Crypto Platform Coinbase Secures $300 Million in Series E Funding Round

Coinbase Secures $300 Million in Series E Funding Round

Popular cryptocurrency exchange Coinbase has raised a fresh $300 million in a Series E financing round, bringing the company valuation to $8 billion.

Coinbase plans to use the funding to "accelerate the adoption of cryptocurrencies," as it plans to remain the "entry-point into crypto" for millions of investors, according to a published blog post.

The new investment round was led by investment firm Tiger Global with Y Combinator Continuity and Andreessen Horowitz, with others participating. In August 2017, Coinbase was valued at $1.6 billion, after receiving a $100 million from a Series D round led by Institutional Venture Partners investors (IVP).

Rumors of the funding had turned up in early October with Mike Novogratz, the CEO at cryptocurrency-focused merchant bank Galaxy Digital, arguing that the rumors added legitimacy to the cryptocurrency market.

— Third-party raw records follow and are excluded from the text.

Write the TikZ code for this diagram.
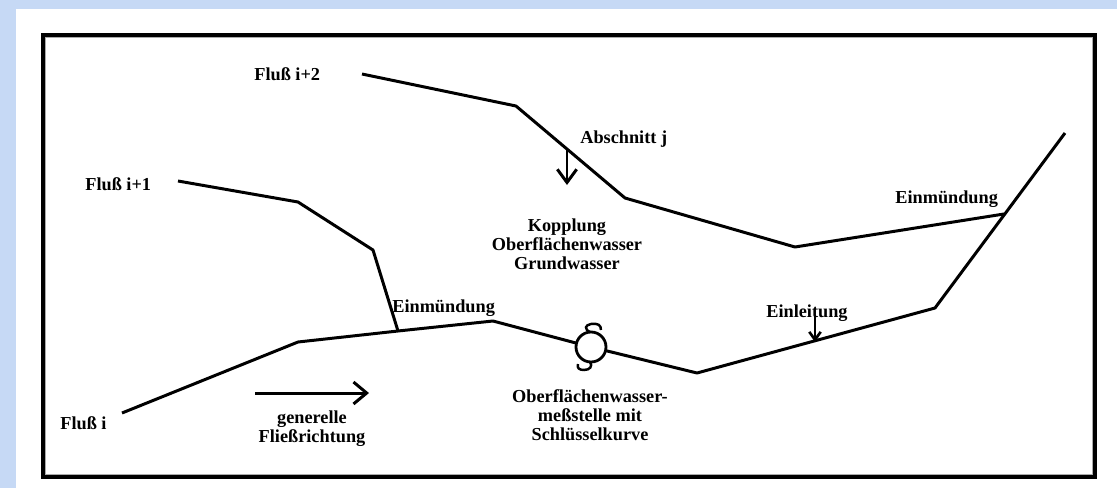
\documentclass[tikz,border=0pt]{standalone}
\usepackage{fontspec}
\setmainfont{Liberation Serif}
\usetikzlibrary{arrows.meta,calc}
\definecolor{rahmenblau}{RGB}{198,217,245}
\definecolor{schatten}{RGB}{170,170,170}

\begin{document}
\begin{tikzpicture}[x=0.02cm, y=-0.02cm,
    font=\fontsize{10.4}{10.8}\selectfont\bfseries,
    fluss/.style={line width=1.7pt, line join=round},
    beschr/.style={inner sep=0pt, align=center},
    pfeil/.style={line width=1.7pt, -{Straight Barb[length=7.5pt,width=12.5pt,line width=1.7pt]}}]
        % Hintergrund und Rahmen
        \fill[rahmenblau] (0,0) rectangle (1117,488);
        \fill[white] (16,9) rectangle (1117,488);
        \draw[schatten, line width=0.7pt] (45.5,37.5) rectangle (1092.5,474.5);
        \draw[line width=2.2pt] (43,35) rectangle (1095,477);
        % Knickpunkte der Fluesse
        \coordinate (m1) at (122,413);
        \coordinate (m2) at (298,342);
        \coordinate (em1) at (398,331);
        \coordinate (m3) at (493,321);
        \coordinate (pegel) at (591,347);
        \coordinate (m4) at (697,373);
        \coordinate (m5) at (935,308);
        \coordinate (m6) at (1065,133);
        \coordinate (em2) at (1004,214);
        % Fluss i (Hauptlauf)
        \draw[fluss] (m1) -- (m2) -- (em1) -- (m3) -- ($(pegel)!0.3cm!(m3)$);
        \draw[fluss] ($(pegel)!0.3cm!(m4)$) -- (m4) -- (m5) -- (m6);
        % Fluss i+1
        \draw[fluss] (178,181) -- (298,202) -- (373,250) -- (em1);
        % Fluss i+2
        \draw[fluss] (362,74) -- (516,106) -- (625,198) -- (795,247) -- (em2);
        % Pegel mit Schluesselkurve
        \draw[line width=1.6pt] (pegel) circle (15);
        \draw[line width=1.4pt] (590,332) .. controls (584,329) and (585,325) .. (591,324)
              .. controls (598,323) and (601,325) .. (601,330);
        \draw[line width=1.4pt] (590,362) .. controls (593,366) and (590,370) .. (584,370)
              .. controls (579,370) and (577,368) .. (578,364);
        % Pfeile
        \coordinate (ab0) at (567,149);
        \coordinate (ab1) at (567,185);
        \draw[line width=1.7pt, -{Straight Barb[length=7.5pt,width=11pt,line width=1.7pt]}] (ab0) -- (ab1);
        \coordinate (ein0) at (815,316);
        \coordinate (ein1) at (815,342);
        \draw[line width=1.5pt, -{Straight Barb[length=4.5pt,width=6.5pt,line width=1.5pt]}] (ein0) -- (ein1);
        \coordinate (fr0) at (255,393);
        \coordinate (fr1) at (369,393);
        \draw[pfeil] (fr0) -- (fr1);
        % Beschriftungen
        \node[beschr, anchor=west] (fi2) at (254,74) {Fluß i+2};
        \node[beschr, anchor=west] (fi1) at (85,184) {Fluß i+1};
        \node[beschr, anchor=west] (fi) at (60,423) {Fluß i};
        \node[beschr, anchor=west] (abs) at (580,139) {Abschnitt j};
        \node[beschr] (kopp) at (567,244) {Kopplung\\Oberflächenwasser\\Grundwasser};
        \node[beschr, anchor=west] (einm1) at (392,308) {Einmündung};
        \node[beschr, anchor=west] (einm2) at (895,199) {Einmündung};
        \node[beschr, anchor=west] (einl) at (766,313) {Einleitung};
        \node[beschr] (gfr) at (312,429) {generelle\\Fließrichtung};
        \node[beschr] (mess) at (590,415) {Oberflächenwasser-\\meßstelle mit\\Schlüsselkurve};
      \end{tikzpicture}
\end{document}
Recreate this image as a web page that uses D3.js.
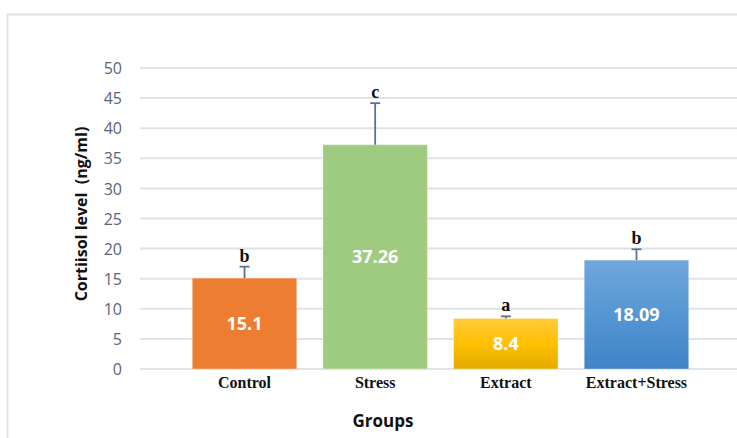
<!DOCTYPE html>
<html><head><meta charset="utf-8">
<script src="https://cdn.jsdelivr.net/npm/d3@7"></script>
<style>body{margin:0;background:#fff;} svg{display:block;}</style>
</head><body>
<svg id="chart" width="737" height="438"></svg>
<script>
const categories = ["Control", "Stress", "Extract", "Extract+Stress"];
const values = [15.1, 37.26, 8.4, 18.09];
const errors = [1.9, 6.9, 0.35, 1.8];
const letters = ["b", "c", "a", "b"];
const yTicks = [0, 5, 10, 15, 20, 25, 30, 35, 40, 45, 50];

const svg = d3.select("#chart");
const defs = svg.append("defs");
const gY = defs.append("linearGradient").attr("id","gY").attr("x1",0).attr("y1",0).attr("x2",0).attr("y2",1);
gY.append("stop").attr("offset","0%").attr("stop-color","#ffca3a");
gY.append("stop").attr("offset","50%").attr("stop-color","#ffc000");
gY.append("stop").attr("offset","100%").attr("stop-color","#e3ab00");
const gB = defs.append("linearGradient").attr("id","gB").attr("x1",0).attr("y1",0).attr("x2",0).attr("y2",1);
gB.append("stop").attr("offset","0%").attr("stop-color","#6fa7dd");
gB.append("stop").attr("offset","50%").attr("stop-color","#5596d4");
gB.append("stop").attr("offset","100%").attr("stop-color","#3f84c8");
const fills = ["#ed7d31", "#9fcb80", "url(#gY)", "url(#gB)"];

// outer frame
svg.append("rect").attr("x",7.5).attr("y",14.5).attr("width",760).attr("height",460)
  .attr("fill","none").attr("stroke","#dde3ea").attr("stroke-width",2);

const y = d3.scaleLinear().domain([0,50]).range([369,68]);
const x = d3.scaleBand().domain(categories).range([140,741]).paddingInner(0.2).paddingOuter(0.4);

// gridlines
svg.append("g").selectAll("line").data(yTicks).join("line")
  .attr("x1",140).attr("x2",741)
  .attr("y1",d=>y(d)).attr("y2",d=>y(d))
  .attr("stroke","#dde3ea").attr("stroke-width",2);

// y axis labels
const yAxis = d3.axisLeft(y).tickValues(yTicks).tickSize(0).tickPadding(0);
const ga = svg.append("g").attr("transform","translate(122,0)").call(yAxis);
ga.select(".domain").remove();
ga.selectAll("text").attr("font-family","'Open Sans', sans-serif").attr("font-size",16)
  .attr("fill","#5b6477").attr("dy","0.35em");

// bars
svg.append("g").selectAll("rect").data(values).join("rect")
  .attr("x",(d,i)=>x(categories[i])).attr("width",x.bandwidth())
  .attr("y",d=>y(d)).attr("height",d=>y(0)-y(d))
  .attr("fill",(d,i)=>fills[i]).attr("stroke","rgba(255,255,255,0.35)").attr("stroke-width",1);

// error bars
const eg = svg.append("g").attr("stroke","#5a7190").attr("stroke-width",1.8);
values.forEach((v,i)=>{
  const cx = x(categories[i]) + x.bandwidth()/2;
  eg.append("line").attr("x1",cx).attr("x2",cx).attr("y1",y(v)).attr("y2",y(v+errors[i]));
  eg.append("line").attr("x1",cx-5).attr("x2",cx+5).attr("y1",y(v+errors[i])).attr("y2",y(v+errors[i]));
});

// significance letters
svg.append("g").selectAll("text").data(letters).join("text")
  .attr("x",(d,i)=>x(categories[i]) + x.bandwidth()/2)
  .attr("y",(d,i)=>y(values[i]+errors[i]) - 5)
  .attr("text-anchor","middle")
  .attr("font-family","'Liberation Serif', 'Times New Roman', serif").attr("font-weight","bold")
  .attr("font-size",18).attr("fill","#111")
  .text(d=>d);

// value labels
svg.append("g").selectAll("text").data(values).join("text")
  .attr("x",(d,i)=>x(categories[i]) + x.bandwidth()/2)
  .attr("y",d=>(y(d)+y(0))/2)
  .attr("dy","0.36em")
  .attr("text-anchor","middle")
  .attr("font-family","'Open Sans', sans-serif").attr("font-weight","bold")
  .attr("font-size",18).attr("fill","#ffffff")
  .text(d=>String(d));

// x labels
const xAxis = d3.axisBottom(x).tickSize(0).tickPadding(0);
const gx = svg.append("g").attr("transform","translate(0,388)").call(xAxis);
gx.select(".domain").remove();
gx.selectAll("text").attr("dy",0).attr("y",0)
  .attr("font-family","'Liberation Serif', 'Times New Roman', serif").attr("font-weight","bold")
  .attr("font-size",16).attr("fill","#111");

// axis titles
svg.append("text").attr("x",383).attr("y",427).attr("text-anchor","middle")
  .attr("font-family","'Open Sans', sans-serif").attr("font-weight","bold").attr("font-size",17)
  .attr("fill","#111").text("Groups");
svg.append("text").attr("transform","translate(87,214) rotate(-90)").attr("text-anchor","middle")
  .attr("font-family","'Open Sans', sans-serif").attr("font-weight","bold").attr("font-size",16)
  .attr("fill","#111").attr("xml:space","preserve").style("white-space","pre").text("Cortiisol level  (ng/ml)");
</script>
</body></html>
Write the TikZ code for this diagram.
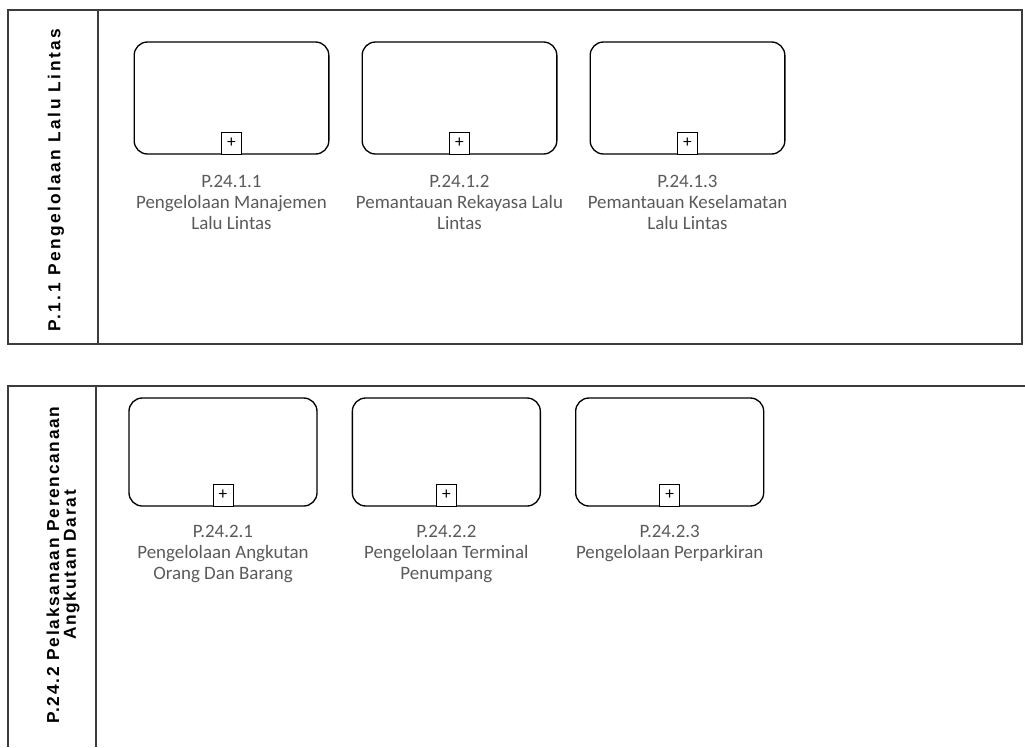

“Here’s the poster child of the crypto space worth $8 billion — that’s a real company, and Tiger’s not a flake of an investor. These are smart, savvy guys,” he had stated at a finance conference, at the time.

“We see hundreds of cryptocurrencies that could be added to our platform today, and we will lay the groundwork to support thousands in the future,” Coinbase Chief Operating Officer Asiff Hirji remarked in the post.

It will also build its infrastructure to support regulated, fiat-crypto trading across the world, such as the launch of British pound sterling (GBP) trading pairs on Coinbase Pro and Prime.

The digital asset platform also plans to focus on “utility applications” for cryptos such as the launch of its USDC stablecoin, fully collateralized by the U.S. dollar and supported by Coinbase and blockchain firm Circle.

Based on a Fortune report, Coinbase has been mostly profitable, but the slump in crypto prices has affected trading volumes on exchanges across the board. Reduced trading volumes equate to reduced fees, which has driven the company to search for alternative sources of revenue.

Flush with cash, the platform will have its eyes on the custodial fees from institutional investors whose cryptocurrencies are kept with the digital asset platform. The platform also announced the addition of a wide range of crypto assets for its custodial services in August 2018 and the launch of a suite of tools and services that institutional investors can rely on when trading crypto.

“We see Coinbase’s growth as validation that the ecosystem will only continue to grow in size, influence, and impact — ultimately ushering in a more open financial system for the world,” Hirji concluded.